§ What to work on: Type out the complete listing below word for word, without its pictures.

** start of Data **

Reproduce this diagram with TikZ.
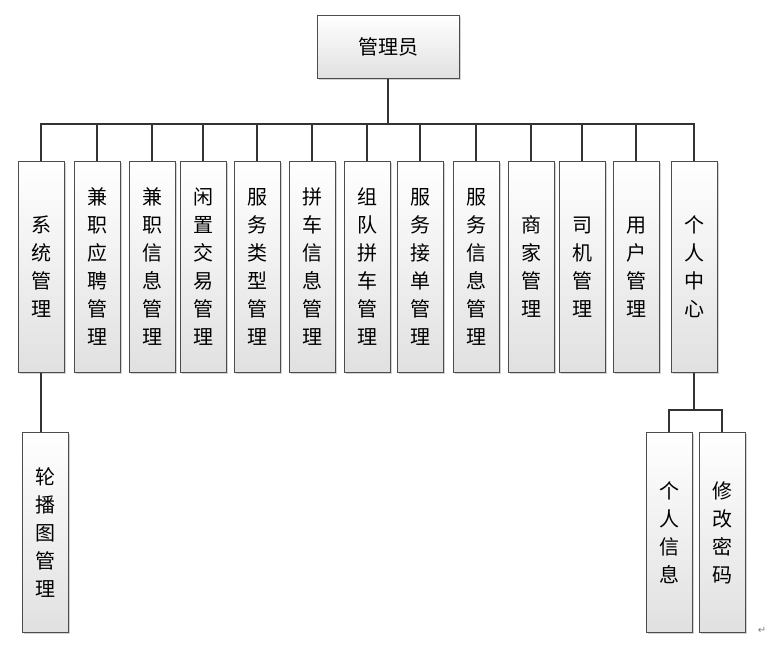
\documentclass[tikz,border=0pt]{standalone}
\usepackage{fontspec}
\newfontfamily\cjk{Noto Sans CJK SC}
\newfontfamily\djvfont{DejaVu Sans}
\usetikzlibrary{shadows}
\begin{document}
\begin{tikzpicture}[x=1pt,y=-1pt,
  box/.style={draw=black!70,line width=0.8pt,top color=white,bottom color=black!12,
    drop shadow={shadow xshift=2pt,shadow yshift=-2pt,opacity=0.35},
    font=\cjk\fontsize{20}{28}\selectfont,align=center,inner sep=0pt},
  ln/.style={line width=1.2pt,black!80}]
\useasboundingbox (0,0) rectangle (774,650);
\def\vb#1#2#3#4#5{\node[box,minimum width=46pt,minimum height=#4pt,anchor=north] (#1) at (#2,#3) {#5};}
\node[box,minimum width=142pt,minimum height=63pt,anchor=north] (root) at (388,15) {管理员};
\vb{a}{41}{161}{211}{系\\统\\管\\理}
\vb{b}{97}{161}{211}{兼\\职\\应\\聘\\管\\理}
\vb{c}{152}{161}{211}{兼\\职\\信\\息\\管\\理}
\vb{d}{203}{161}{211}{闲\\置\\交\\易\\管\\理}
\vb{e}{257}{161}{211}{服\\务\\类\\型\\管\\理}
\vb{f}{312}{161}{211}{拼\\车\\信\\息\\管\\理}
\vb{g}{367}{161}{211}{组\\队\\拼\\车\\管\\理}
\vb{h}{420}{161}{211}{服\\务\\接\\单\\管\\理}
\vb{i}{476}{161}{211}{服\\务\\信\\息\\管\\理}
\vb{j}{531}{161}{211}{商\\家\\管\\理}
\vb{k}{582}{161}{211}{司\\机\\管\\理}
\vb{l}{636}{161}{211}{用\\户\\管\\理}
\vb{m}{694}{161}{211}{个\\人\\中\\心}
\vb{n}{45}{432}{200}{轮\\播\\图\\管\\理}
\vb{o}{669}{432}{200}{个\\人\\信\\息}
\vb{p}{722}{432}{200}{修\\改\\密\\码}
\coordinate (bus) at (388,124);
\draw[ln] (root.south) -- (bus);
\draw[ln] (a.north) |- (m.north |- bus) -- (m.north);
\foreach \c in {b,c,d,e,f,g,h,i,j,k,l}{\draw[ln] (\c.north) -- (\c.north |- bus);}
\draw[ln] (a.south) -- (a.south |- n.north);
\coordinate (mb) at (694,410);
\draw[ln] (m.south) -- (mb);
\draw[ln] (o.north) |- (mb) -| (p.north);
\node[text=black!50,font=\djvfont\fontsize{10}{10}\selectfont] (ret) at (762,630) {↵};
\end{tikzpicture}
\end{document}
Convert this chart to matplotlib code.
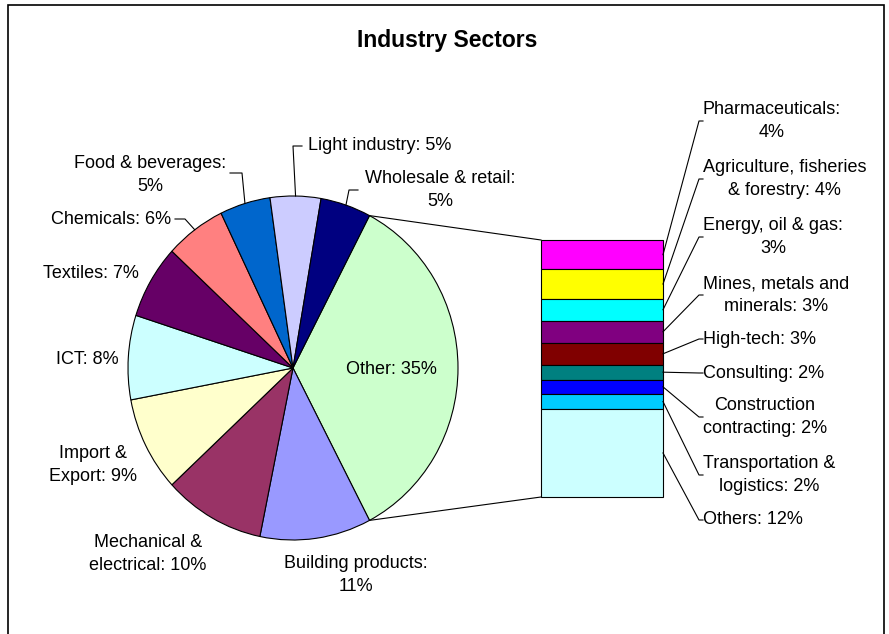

** end of Data **

§ Response to the task:
Reproduce this diagram with TikZ.
\documentclass[tikz,border=0pt]{standalone}
\usepackage{fontspec}
\newfontfamily\cjk{Noto Sans CJK SC}
\newfontfamily\djvfont{DejaVu Sans}
\usetikzlibrary{shadows}
\begin{document}
\begin{tikzpicture}[x=1pt,y=-1pt,
  box/.style={draw=black!70,line width=0.8pt,top color=white,bottom color=black!12,
    drop shadow={shadow xshift=2pt,shadow yshift=-2pt,opacity=0.35},
    font=\cjk\fontsize{20}{28}\selectfont,align=center,inner sep=0pt},
  ln/.style={line width=1.2pt,black!80}]
\useasboundingbox (0,0) rectangle (774,650);
\def\vb#1#2#3#4#5{\node[box,minimum width=46pt,minimum height=#4pt,anchor=north] (#1) at (#2,#3) {#5};}
\node[box,minimum width=142pt,minimum height=63pt,anchor=north] (root) at (388,15) {管理员};
\vb{a}{41}{161}{211}{系\\统\\管\\理}
\vb{b}{97}{161}{211}{兼\\职\\应\\聘\\管\\理}
\vb{c}{152}{161}{211}{兼\\职\\信\\息\\管\\理}
\vb{d}{203}{161}{211}{闲\\置\\交\\易\\管\\理}
\vb{e}{257}{161}{211}{服\\务\\类\\型\\管\\理}
\vb{f}{312}{161}{211}{拼\\车\\信\\息\\管\\理}
\vb{g}{367}{161}{211}{组\\队\\拼\\车\\管\\理}
\vb{h}{420}{161}{211}{服\\务\\接\\单\\管\\理}
\vb{i}{476}{161}{211}{服\\务\\信\\息\\管\\理}
\vb{j}{531}{161}{211}{商\\家\\管\\理}
\vb{k}{582}{161}{211}{司\\机\\管\\理}
\vb{l}{636}{161}{211}{用\\户\\管\\理}
\vb{m}{694}{161}{211}{个\\人\\中\\心}
\vb{n}{45}{432}{200}{轮\\播\\图\\管\\理}
\vb{o}{669}{432}{200}{个\\人\\信\\息}
\vb{p}{722}{432}{200}{修\\改\\密\\码}
\coordinate (bus) at (388,124);
\draw[ln] (root.south) -- (bus);
\draw[ln] (a.north) |- (m.north |- bus) -- (m.north);
\foreach \c in {b,c,d,e,f,g,h,i,j,k,l}{\draw[ln] (\c.north) -- (\c.north |- bus);}
\draw[ln] (a.south) -- (a.south |- n.north);
\coordinate (mb) at (694,410);
\draw[ln] (m.south) -- (mb);
\draw[ln] (o.north) |- (mb) -| (p.north);
\node[text=black!50,font=\djvfont\fontsize{10}{10}\selectfont] (ret) at (762,630) {↵};
\end{tikzpicture}
\end{document}
Convert this chart to matplotlib code.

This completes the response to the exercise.